** start Source data **

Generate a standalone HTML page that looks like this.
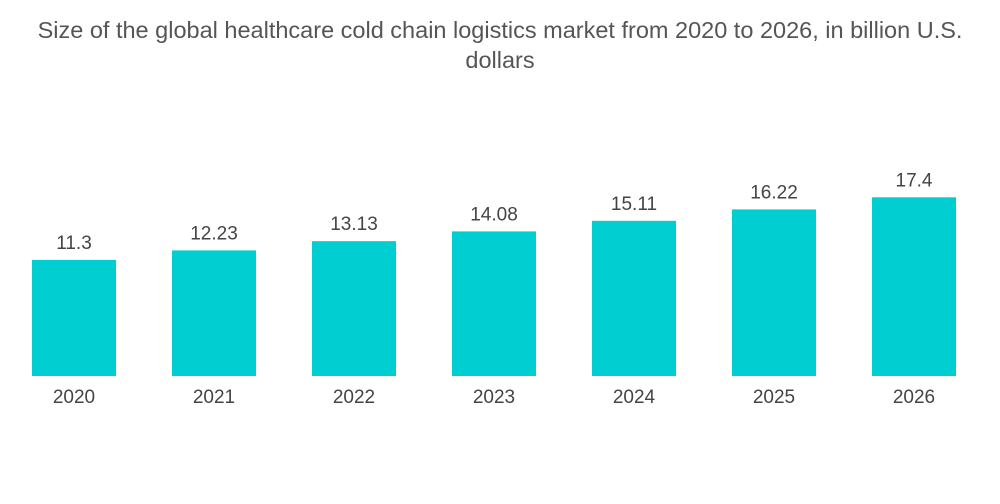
<!DOCTYPE html>
<html><head><meta charset="utf-8"><style>
body{margin:0;background:#fff;width:1000px;height:504px;overflow:hidden;font-family:"Liberation Sans",sans-serif}
#title{position:absolute;left:0;top:15px;width:1000px;text-align:center;font-size:23.5px;line-height:30px;color:#555}
svg{position:absolute;left:0;top:0}
</style></head><body>
<div id="title">Size of the global healthcare cold chain logistics market from 2020 to 2026, in billion U.S.<br>dollars</div>
<svg id="chart" width="1000" height="504"></svg>
<script>
const categories=["2020","2021","2022","2023","2024","2025","2026"];
const values=[11.3,12.23,13.13,14.08,15.11,16.22,17.4];
const labels=["11.3","12.23","13.13","14.08","15.11","16.22","17.4"];
const svg=document.getElementById('chart');
const NS='http://www.w3.org/2000/svg';
const baseY=376, scale=10.27, x0=74, step=140, bw=84;
const xPos=i=>x0+i*step;
const yPos=v=>baseY-v*scale;
categories.forEach((c,i)=>{
  const r=document.createElementNS(NS,'rect');
  r.setAttribute('x',xPos(i)-bw/2);r.setAttribute('y',yPos(values[i]));
  r.setAttribute('width',bw);r.setAttribute('height',baseY-yPos(values[i]));
  r.setAttribute('fill','#00CED1');
  
  
  svg.appendChild(r);
  const t=document.createElementNS(NS,'text');
  t.setAttribute('x',xPos(i));t.setAttribute('y',yPos(values[i])-11);
  t.setAttribute('text-anchor','middle');t.setAttribute('font-size','19');t.setAttribute('fill','#444');
  t.setAttribute('font-family','Liberation Sans, sans-serif');
  t.textContent=labels[i];
  
  
  svg.appendChild(t);
  const a=document.createElementNS(NS,'text');
  a.setAttribute('x',xPos(i));a.setAttribute('y',403);
  a.setAttribute('text-anchor','middle');a.setAttribute('font-size','19');a.setAttribute('fill','#444');
  a.setAttribute('font-family','Liberation Sans, sans-serif');
  a.textContent=c;
  
  
  svg.appendChild(a);
});
</script>
</body></html>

** end Source data **

### Task requirements
Restate, line by line and word for word, everything from the top of the material through the line that contains "r.setAttribute('fill','#00CED1');". Leave pictures out.

### Complete response
Generate a standalone HTML page that looks like this.
<!DOCTYPE html>
<html><head><meta charset="utf-8"><style>
body{margin:0;background:#fff;width:1000px;height:504px;overflow:hidden;font-family:"Liberation Sans",sans-serif}
#title{position:absolute;left:0;top:15px;width:1000px;text-align:center;font-size:23.5px;line-height:30px;color:#555}
svg{position:absolute;left:0;top:0}
</style></head><body>
<div id="title">Size of the global healthcare cold chain logistics market from 2020 to 2026, in billion U.S.<br>dollars</div>
<svg id="chart" width="1000" height="504"></svg>
<script>
const categories=["2020","2021","2022","2023","2024","2025","2026"];
const values=[11.3,12.23,13.13,14.08,15.11,16.22,17.4];
const labels=["11.3","12.23","13.13","14.08","15.11","16.22","17.4"];
const svg=document.getElementById('chart');
const NS='http://www.w3.org/2000/svg';
const baseY=376, scale=10.27, x0=74, step=140, bw=84;
const xPos=i=>x0+i*step;
const yPos=v=>baseY-v*scale;
categories.forEach((c,i)=>{
  const r=document.createElementNS(NS,'rect');
  r.setAttribute('x',xPos(i)-bw/2);r.setAttribute('y',yPos(values[i]));
  r.setAttribute('width',bw);r.setAttribute('height',baseY-yPos(values[i]));
  r.setAttribute('fill','#00CED1');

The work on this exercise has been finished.